_Exercise task_
Copy out every line exactly, passing over the pictures.

_Material for this task_
-- -- --

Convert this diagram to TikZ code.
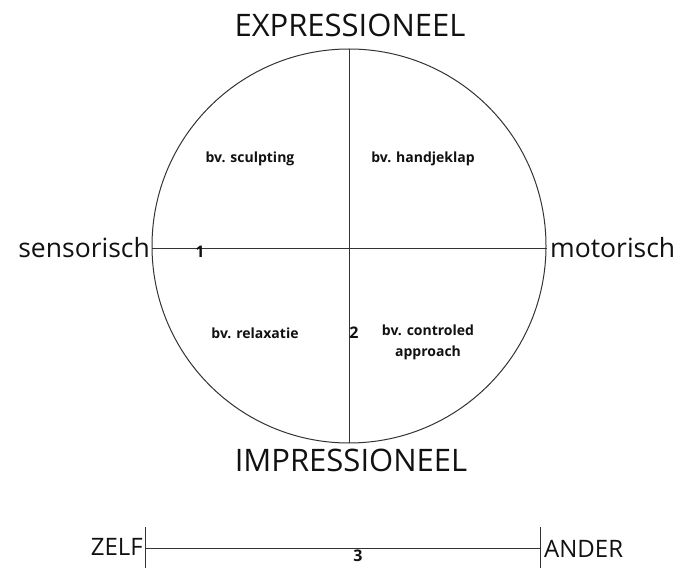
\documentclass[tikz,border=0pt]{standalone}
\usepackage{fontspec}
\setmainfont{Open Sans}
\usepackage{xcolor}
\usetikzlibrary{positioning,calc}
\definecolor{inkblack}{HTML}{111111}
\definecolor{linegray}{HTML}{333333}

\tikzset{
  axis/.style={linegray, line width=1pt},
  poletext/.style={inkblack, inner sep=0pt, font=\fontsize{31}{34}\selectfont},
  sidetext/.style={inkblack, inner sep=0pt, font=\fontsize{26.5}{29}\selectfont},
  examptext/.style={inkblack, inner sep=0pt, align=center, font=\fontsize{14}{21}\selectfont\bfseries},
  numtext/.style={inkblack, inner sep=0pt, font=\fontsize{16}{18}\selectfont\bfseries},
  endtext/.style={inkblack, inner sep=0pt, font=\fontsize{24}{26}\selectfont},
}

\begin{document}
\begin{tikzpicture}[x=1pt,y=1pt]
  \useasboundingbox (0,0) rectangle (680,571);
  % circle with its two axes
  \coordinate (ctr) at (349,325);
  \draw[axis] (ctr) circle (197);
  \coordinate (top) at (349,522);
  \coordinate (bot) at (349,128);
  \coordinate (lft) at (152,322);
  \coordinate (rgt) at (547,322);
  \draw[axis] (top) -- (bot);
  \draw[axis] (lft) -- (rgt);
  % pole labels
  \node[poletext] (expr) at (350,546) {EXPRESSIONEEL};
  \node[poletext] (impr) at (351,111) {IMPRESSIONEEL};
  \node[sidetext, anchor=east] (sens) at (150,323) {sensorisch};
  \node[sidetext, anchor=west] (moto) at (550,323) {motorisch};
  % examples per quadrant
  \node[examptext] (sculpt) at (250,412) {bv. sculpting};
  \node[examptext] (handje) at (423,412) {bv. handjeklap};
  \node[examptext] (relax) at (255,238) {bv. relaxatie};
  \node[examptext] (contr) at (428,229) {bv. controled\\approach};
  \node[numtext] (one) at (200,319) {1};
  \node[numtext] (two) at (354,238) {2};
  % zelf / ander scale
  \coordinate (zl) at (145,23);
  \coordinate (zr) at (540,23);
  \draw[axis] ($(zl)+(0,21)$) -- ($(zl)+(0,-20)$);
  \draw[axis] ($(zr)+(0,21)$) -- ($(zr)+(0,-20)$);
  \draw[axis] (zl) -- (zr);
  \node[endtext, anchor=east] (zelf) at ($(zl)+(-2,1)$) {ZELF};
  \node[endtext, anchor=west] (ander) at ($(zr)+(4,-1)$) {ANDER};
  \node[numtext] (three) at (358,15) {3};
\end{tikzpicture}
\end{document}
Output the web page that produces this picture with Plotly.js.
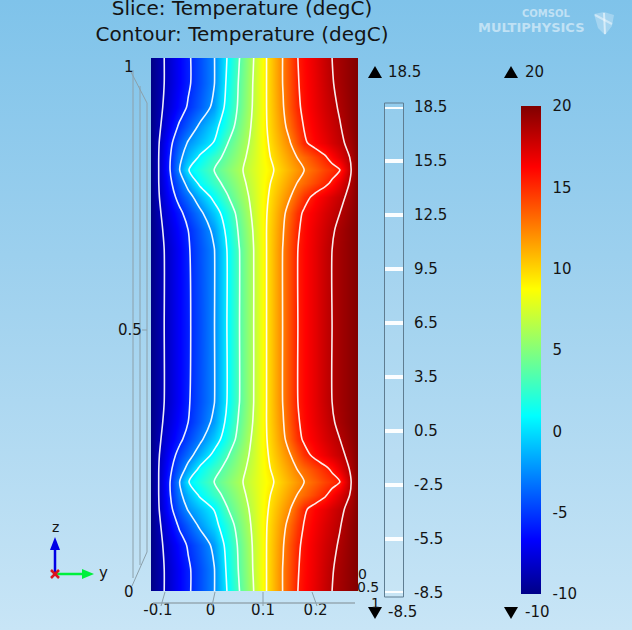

-- -- --

_Full solution_
Convert this diagram to TikZ code.
\documentclass[tikz,border=0pt]{standalone}
\usepackage{fontspec}
\setmainfont{Open Sans}
\usepackage{xcolor}
\usetikzlibrary{positioning,calc}
\definecolor{inkblack}{HTML}{111111}
\definecolor{linegray}{HTML}{333333}

\tikzset{
  axis/.style={linegray, line width=1pt},
  poletext/.style={inkblack, inner sep=0pt, font=\fontsize{31}{34}\selectfont},
  sidetext/.style={inkblack, inner sep=0pt, font=\fontsize{26.5}{29}\selectfont},
  examptext/.style={inkblack, inner sep=0pt, align=center, font=\fontsize{14}{21}\selectfont\bfseries},
  numtext/.style={inkblack, inner sep=0pt, font=\fontsize{16}{18}\selectfont\bfseries},
  endtext/.style={inkblack, inner sep=0pt, font=\fontsize{24}{26}\selectfont},
}

\begin{document}
\begin{tikzpicture}[x=1pt,y=1pt]
  \useasboundingbox (0,0) rectangle (680,571);
  % circle with its two axes
  \coordinate (ctr) at (349,325);
  \draw[axis] (ctr) circle (197);
  \coordinate (top) at (349,522);
  \coordinate (bot) at (349,128);
  \coordinate (lft) at (152,322);
  \coordinate (rgt) at (547,322);
  \draw[axis] (top) -- (bot);
  \draw[axis] (lft) -- (rgt);
  % pole labels
  \node[poletext] (expr) at (350,546) {EXPRESSIONEEL};
  \node[poletext] (impr) at (351,111) {IMPRESSIONEEL};
  \node[sidetext, anchor=east] (sens) at (150,323) {sensorisch};
  \node[sidetext, anchor=west] (moto) at (550,323) {motorisch};
  % examples per quadrant
  \node[examptext] (sculpt) at (250,412) {bv. sculpting};
  \node[examptext] (handje) at (423,412) {bv. handjeklap};
  \node[examptext] (relax) at (255,238) {bv. relaxatie};
  \node[examptext] (contr) at (428,229) {bv. controled\\approach};
  \node[numtext] (one) at (200,319) {1};
  \node[numtext] (two) at (354,238) {2};
  % zelf / ander scale
  \coordinate (zl) at (145,23);
  \coordinate (zr) at (540,23);
  \draw[axis] ($(zl)+(0,21)$) -- ($(zl)+(0,-20)$);
  \draw[axis] ($(zr)+(0,21)$) -- ($(zr)+(0,-20)$);
  \draw[axis] (zl) -- (zr);
  \node[endtext, anchor=east] (zelf) at ($(zl)+(-2,1)$) {ZELF};
  \node[endtext, anchor=west] (ander) at ($(zr)+(4,-1)$) {ANDER};
  \node[numtext] (three) at (358,15) {3};
\end{tikzpicture}
\end{document}
Output the web page that produces this picture with Plotly.js.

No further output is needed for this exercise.